HCatalog in Hadoop
Hadoop Tutorial
Overview
HCatalog is a metadata and table storage management tool for Hadoop that exposes the tabular data of Hive metastore to other Hadoop tools like Hive, Pig, MapReduce and Sqoop.
It also enables the users of other Hadoop tools to share data across tools.
Also, it ensures that users need not worry about where or in what format their data is stored.
HCatalog supports reading and writing files in any format for which a SerDe (serializer-deserializer) is required.
Primary Problems Solved by HCatalog
Problems
In Hadoop cluster people uses all kinds of different tools and those tools don’t tend to agree on:
- What the schema is?
- What data types are?
- Where and how the data is stored?
- Where in the file system the data lives?

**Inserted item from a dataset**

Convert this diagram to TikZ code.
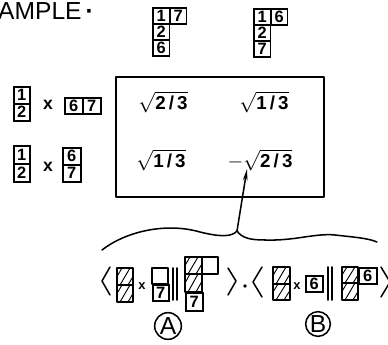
\documentclass[tikz,border=0pt]{standalone}
\usepackage{fontspec}
\setmainfont{Liberation Sans}
\usepackage{amsmath}
\usetikzlibrary{arrows.meta}
\tikzset{
  ink/.style={line width=1.3pt, line join=round, line cap=round},
  cellbox/.style={draw, line width=1.3pt, inner sep=0pt, anchor=north west,
     minimum width=0.5cm, minimum height=0.48cm, font=\bfseries\fontsize{14}{14}\selectfont},
  hatchline/.style={line width=0.8pt},
  entry/.style={font=\bfseries\fontsize{16}{16}\selectfont, inner sep=0pt},
  timesmark/.style={font=\bfseries\fontsize{15}{15}\selectfont, inner sep=0pt},
  smalltimes/.style={font=\bfseries\fontsize{11}{11}\selectfont, inner sep=0pt},
  circlab/.style={draw, circle, line width=1.3pt, inner sep=0pt, font=\fontsize{21}{21}\selectfont}
}
\newcommand\hcell[4]{%
  \draw[ink] (#1,#2) rectangle (#3,#4);
  \begin{scope}
    \clip (#1,#2) rectangle (#3,#4);
    \foreach \k in {-5,3,11} \draw[hatchline] ({#1+\k},#4) -- ({#1+\k+10},#2);
  \end{scope}}
\newcommand\ecell[4]{\draw[ink] (#1,#2) rectangle (#3,#4);}
\newcommand\rt[1]{$\sqrt{\text{#1}}$}
\begin{document}
\begin{tikzpicture}[x=0.03cm,y=-0.03cm]
\clip (0,0) rectangle (388,345);
\fill[white] (0,0) rectangle (388,345);
% title
\node[anchor=west, inner sep=0pt, font=\fontsize{21}{21}\selectfont] (title) at (-2,11) {AMPLE\,\textbf{·}};
% top tableaux
\node[cellbox] (ta1) at (152,7) {1};
\node[cellbox] (ta2) at (169,7) {7};
\node[cellbox] (ta3) at (152,23) {2};
\node[cellbox] (ta4) at (152,39) {6};
\node[cellbox] (tb1) at (253,8) {1};
\node[cellbox] (tb2) at (270,8) {6};
\node[cellbox] (tb3) at (253,24) {2};
\node[cellbox] (tb4) at (253,40) {7};
% left row 1
\node[cellbox, minimum width=0.48cm, minimum height=0.51cm] (la1) at (13,86) {1};
\node[cellbox, minimum width=0.48cm, minimum height=0.51cm] (la2) at (13,103) {2};
\node[timesmark] (lx1) at (48,105) {x};
\node[cellbox, minimum width=0.54cm] (lb1) at (64,97) {6};
\node[cellbox, minimum width=0.54cm] (lb2) at (82,97) {7};
% left row 2
\node[cellbox, minimum width=0.48cm, minimum height=0.54cm] (lc1) at (13,145) {1};
\node[cellbox, minimum width=0.48cm, minimum height=0.54cm] (lc2) at (13,163) {2};
\node[timesmark] (lx2) at (48,167) {x};
\node[cellbox, minimum width=0.54cm, minimum height=0.51cm] (ld1) at (62,147) {6};
\node[cellbox, minimum width=0.54cm, minimum height=0.51cm] (ld2) at (62,164) {7};
% main box
\draw[ink] (116,77) rectangle (324,197);
\node[entry] (e11) at (163,102) {\rt{2\,/\,3}};
\node[entry] (e12) at (264,102) {\rt{1\,/\,3}};
\node[entry] (e21) at (161,160) {\rt{1\,/\,3}};
\node[entry] (e22) at (260,160) {$-$\rt{2\,/\,3}};
% brace
\coordinate (tip) at (237,231);
\draw[ink] (102,250) .. controls (125,232) and (165,222) .. (200,232)
  .. controls (220,237) and (232,237) .. (tip);
\draw[ink] (tip) .. controls (242,238) and (250,240) .. (265,240)
  .. controls (295,241) and (315,233) .. (335,235)
  .. controls (352,237) and (368,238) .. (377,242);
\draw[ink, -{Stealth[length=10pt, width=4pt]}] (tip) -- (247,169);
% bottom A
\draw[ink] (110,267) -- (102,281) -- (110,295);
\hcell{117}{268}{133}{285}
\hcell{117}{285}{133}{302}
\node[smalltimes] (bx1) at (142,286) {x};
\ecell{152}{268}{168}{284}
\node[cellbox, minimum width=0.48cm, minimum height=0.48cm] (a7) at (152,284) {7};
\draw[ink] (173,268) -- (173,300);
\draw[ink] (177,268) -- (177,300);
\hcell{185}{257}{202}{274}
\ecell{202}{257}{218}{274}
\hcell{185}{274}{202}{292}
\node[cellbox, minimum width=0.51cm, minimum height=0.54cm] (a7b) at (185,292) {7};
\draw[ink] (228,268) -- (236,281) -- (228,295);
\fill (245,286) circle (1.8);
% bottom B
\draw[ink] (262,267) -- (253,282) -- (262,297);
\hcell{273}{267}{290}{284}
\hcell{273}{284}{290}{300}
\node[smalltimes] (bx2) at (297,286) {x};
\node[cellbox, minimum width=0.51cm, minimum height=0.48cm] (b6) at (305,275) {6};
\draw[ink] (328,267) -- (328,300);
\draw[ink] (332,267) -- (332,300);
\hcell{342}{267}{358}{283}
\node[cellbox, minimum width=0.54cm, minimum height=0.48cm] (b6b) at (358,267) {6};
\hcell{342}{283}{358}{300}
\draw[ink] (381,267) -- (390,282) -- (381,297);
% circled labels
\node[circlab, minimum size=0.8cm] (labA) at (168,326) {A};
\node[circlab, minimum size=0.74cm] (labB) at (318,324) {B};
\end{tikzpicture}
\end{document}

- What format the data is in?
HCatalog Solutions
- Provides one consistent data model for various Hadoop tools
- Provides a shared schema for all these tools
- Allows users of the tools to see when each others shared data are available.
- Presents data abstraction.
Key Benefits
If all Hadoop tools share one metastore then the users of each tool have immediate access to data created with another tool — no loading or transfer steps are required.
Required Improvements
Expansion of its data model to support structured and semi-structured data — currently based on Hive’s metastore which are being stored in relational database.
HCatalog Architecture
HCatalog is built on top of the Hive metastore and incorporates Hive’s DDL.
WebHCat
WebHCat is the REST API for HCatalog.